There is an often forgotten about area of the home that is prone to flooding that can be disastrous if left unattended. If your home has an outdoor stairwell that leads to the basement and is subgrade (below ground level) then the bottom of that stairwell is an area of concern that should not be left unattended. Too often we have seen these stairwells turn into shallow swimming pools because they have an outdated or broken stairwell drain, or even worse, they don’t have one at all.
A stairwell drain is a system that removes water from the bottom of the stairwell. A stairwell without a drain has negative effects not only in the stairwell itself, but for the basement as a whole. Any standing water pressed against the foundation of your home is bad news. Standing water is heavier than people may think and exerts hydrostatic pressure against all surfaces it is in contact with. This hydrostatic pressure (over time) is capable of cracking concrete, creating cracks, and allowing the moisture to enter your basement.
Basement moisture is bad news, leading to a slew of health and safety issues for your home. Mold, infrastructure damage, rot, rodents and bugs, and of course, a weakened foundation. Thankfully though, when you’re in the basement solutions business, big problems are easy fixes with the proper foresight. It’s about preventing a problem before it happens. A stairwell drain is a part of the basement health ecosystem.
One solution we’ve come across is to install a drywell. How it works is this: you install a drain at the bottom of the stairwell. The drain connects to plumbing pipes which lead to a large container, normally 10-20 gallons, that is placed in a hole in the ground and surrounded by gravel. The container has holes on the sides, so that when the container fills, it filters through the gravel and is soaked up by the surrounding soil. Neat idea!
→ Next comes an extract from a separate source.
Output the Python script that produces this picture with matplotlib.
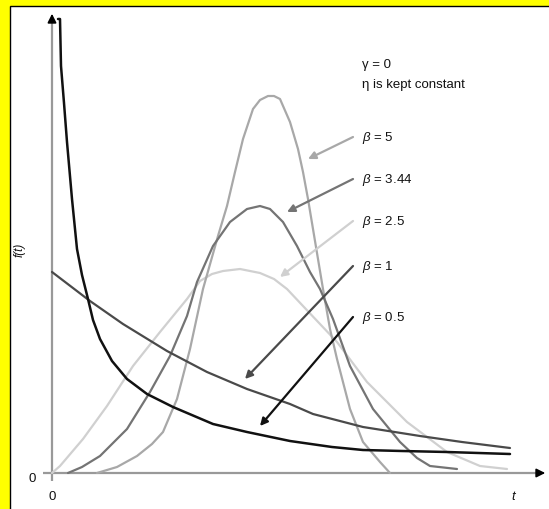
import matplotlib
matplotlib.use("Agg")
import matplotlib.pyplot as plt
from matplotlib.patches import Rectangle

plt.rcParams['font.family'] = ['Liberation Sans', 'DejaVu Sans']
plt.rcParams['mathtext.fontset'] = 'custom'
plt.rcParams['mathtext.it'] = 'Liberation Sans:italic'
plt.rcParams['mathtext.rm'] = 'Liberation Sans'

# ---- data (t, f(t)) in arbitrary units ----
t_b05 = [0.06, 0.08, 0.09, 0.12, 0.15, 0.20, 0.25, 0.30, 0.36, 0.41, 0.48, 0.60, 0.75, 0.95, 1.21, 1.61, 1.95, 2.38, 2.80, 3.11, 3.50, 3.95, 4.58]
f_b05 = [4.54, 4.54, 4.07, 3.70, 3.31, 2.74, 2.24, 1.98, 1.74, 1.53, 1.34, 1.12, 0.94, 0.79, 0.66, 0.49, 0.41, 0.32, 0.26, 0.23, 0.22, 0.21, 0.19]

t_b1 = [0.00, 0.38, 0.71, 1.15, 1.55, 1.95, 2.38, 2.61, 3.11, 3.68, 4.10, 4.58]
f_b1 = [2.01, 1.72, 1.49, 1.22, 1.01, 0.84, 0.69, 0.59, 0.46, 0.37, 0.31, 0.25]

t_b25 = [0.00, 0.08, 0.31, 0.55, 0.81, 1.08, 1.35, 1.48, 1.60, 1.71, 1.88, 2.08, 2.22, 2.35, 2.51, 2.85, 3.15, 3.55, 3.95, 4.28, 4.55]
f_b25 = [0.00, 0.07, 0.34, 0.67, 1.07, 1.41, 1.74, 1.92, 1.99, 2.02, 2.04, 2.00, 1.94, 1.84, 1.67, 1.31, 0.91, 0.51, 0.21, 0.07, 0.04]

t_b344 = [0.16, 0.30, 0.48, 0.75, 0.98, 1.18, 1.35, 1.45, 1.61, 1.78, 1.95, 2.08, 2.18, 2.31, 2.45, 2.58, 2.68, 2.81, 2.98, 3.21, 3.48, 3.65, 3.78, 4.05]
f_b344 = [0.00, 0.06, 0.17, 0.44, 0.81, 1.17, 1.57, 1.91, 2.27, 2.51, 2.64, 2.67, 2.64, 2.51, 2.27, 2.01, 1.84, 1.54, 1.07, 0.64, 0.31, 0.15, 0.07, 0.04]

t_b5 = [0.45, 0.65, 0.85, 1.00, 1.11, 1.25, 1.38, 1.51, 1.66, 1.75, 1.83, 1.91, 2.01, 2.08, 2.16, 2.22, 2.28, 2.38, 2.46, 2.51, 2.56, 2.61, 2.66, 2.71, 2.78, 2.85, 2.98, 3.11, 3.28, 3.38]
f_b5 = [0.00, 0.06, 0.17, 0.29, 0.41, 0.74, 1.24, 1.84, 2.37, 2.67, 3.01, 3.34, 3.64, 3.73, 3.77, 3.77, 3.74, 3.51, 3.24, 3.01, 2.74, 2.44, 2.14, 1.84, 1.44, 1.14, 0.64, 0.31, 0.11, 0.00]

labels = ["$\\it{\\beta}$ = 5", "$\\it{\\beta}$ = 3.44", "$\\it{\\beta}$ = 2.5", "$\\it{\\beta}$ = 1", "$\\it{\\beta}$ = 0.5"]
label_y = [3.36, 2.94, 2.52, 2.07, 1.56]
arrow_tail_t = [3.01, 3.01, 3.01, 3.01, 3.01]
arrow_head_t = [2.56, 2.35, 2.28, 1.93, 2.08]
arrow_head_f = [3.14, 2.61, 1.96, 0.94, 0.47]
colors = ['#a8a8a8', '#747474', '#d0d0d0', '#4a4a4a', '#111111']

fig = plt.figure(figsize=(5.49, 5.10), dpi=100)
fig.patch.set_facecolor('#ffff00')

ax = fig.add_axes([0, 0, 1, 1])
ax.set_xlim(-0.52, 4.97)
ax.set_ylim(-0.36, 4.74)
ax.axis('off')
ax.patch.set_alpha(0)

ax.add_patch(Rectangle((10 / 549, -0.1), 1.1, 1 - 7 / 510 + 0.1,
                       transform=fig.transFigure, facecolor='white',
                       edgecolor='black', linewidth=1.0, zorder=-5, clip_on=False))

# axes lines
ax.plot([0, 0], [-0.08, 4.55], color='#999999', lw=1.6, solid_capstyle='butt')
ax.plot([-0.09, 4.88], [0, 0], color='#999999', lw=1.6, solid_capstyle='butt')
ax.annotate('', xy=(0, 4.62), xytext=(0, 4.50),
            arrowprops=dict(arrowstyle='-|>', color='black', lw=1.2, mutation_scale=13))
ax.annotate('', xy=(4.96, 0), xytext=(4.84, 0),
            arrowprops=dict(arrowstyle='-|>', color='black', lw=1.2, mutation_scale=13))

# curves
kw = dict(solid_joinstyle='round', solid_capstyle='round')
ax.plot(t_b25, f_b25, color=colors[2], lw=1.6, **kw)
ax.plot(t_b5, f_b5, color=colors[0], lw=1.6, **kw)
ax.plot(t_b344, f_b344, color=colors[1], lw=1.6, **kw)
ax.plot(t_b1, f_b1, color=colors[3], lw=1.6, **kw)
ax.plot(t_b05, f_b05, color=colors[4], lw=1.8, **kw)

# arrows and labels
for lab, ly, tt, ht, hf, c in zip(labels, label_y, arrow_tail_t, arrow_head_t, arrow_head_f, colors):
    ax.annotate('', xy=(ht, hf), xytext=(tt, ly),
                arrowprops=dict(arrowstyle='-|>', color=c, lw=1.6, mutation_scale=11,
                                shrinkA=0, shrinkB=0))
    ax.text(3.10, ly, lab, fontsize=9.5, ha='left', va='center', color='#111111')

ax.text(3.10, 4.09, "\u03b3 = 0", fontsize=9.5, ha='left', va='center', color='#111111')
ax.text(3.10, 3.89, "\u03b7 is kept constant", fontsize=9.5, ha='left', va='center', color='#111111')

ax.text(-0.20, -0.05, "0", fontsize=9.5, ha='center', va='center', color='#111111')
ax.text(0.0, -0.23, "0", fontsize=9.5, ha='center', va='center', color='#111111')
ax.text(4.61, -0.23, "t", fontsize=9.5, ha='center', va='center', style='italic', color='#111111')
ax.text(-0.32, 2.24, "f(t)", fontsize=8.5, ha='center', va='center', rotation=90,
        style='italic', color='#111111')

fig.savefig('out.png', dpi=100, facecolor=fig.get_facecolor())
The problem we see with this system, however, is that the soil the water is soaking into once more is directly next to the foundation of the home. During heavy rainfalls, that surrounding soil may already be soaked with water. When you add more water, where does it have to go? It begins to travel to find dryer soil until it hits a wall—your foundation. So really it took the water from the stairwell and just placed it somewhere else.
A second possible hiccup is you need to have the right kind of soil around your home for this system to work. If your home is surrounded by more clay content land, then that water won’t be soaking into anything, just piling up against your foundation. This system can work for some, but we strongly recommend having a professional handle it so it is done right, if at all.
We would vouch for connecting the stairwell drain to a waterproofing system with a Pro Series sump pump. The sump pump will take the water and discharge it away from the house. How far is far enough? Really the answer is unique to each home: it’s however far it needs to travel until the yard slope causes the discharged water to travel away from the home, not toward it. For some homes it could be ten feet, for others more. It’s important to test these things before the system gets installed.
A basement waterproofing system is only as strong as its weakest link. Water always finds a way through. If your stairwell drain is damaged, outdated, or non-existent, it’s time to look into a solution. Chances are the damage has already begun.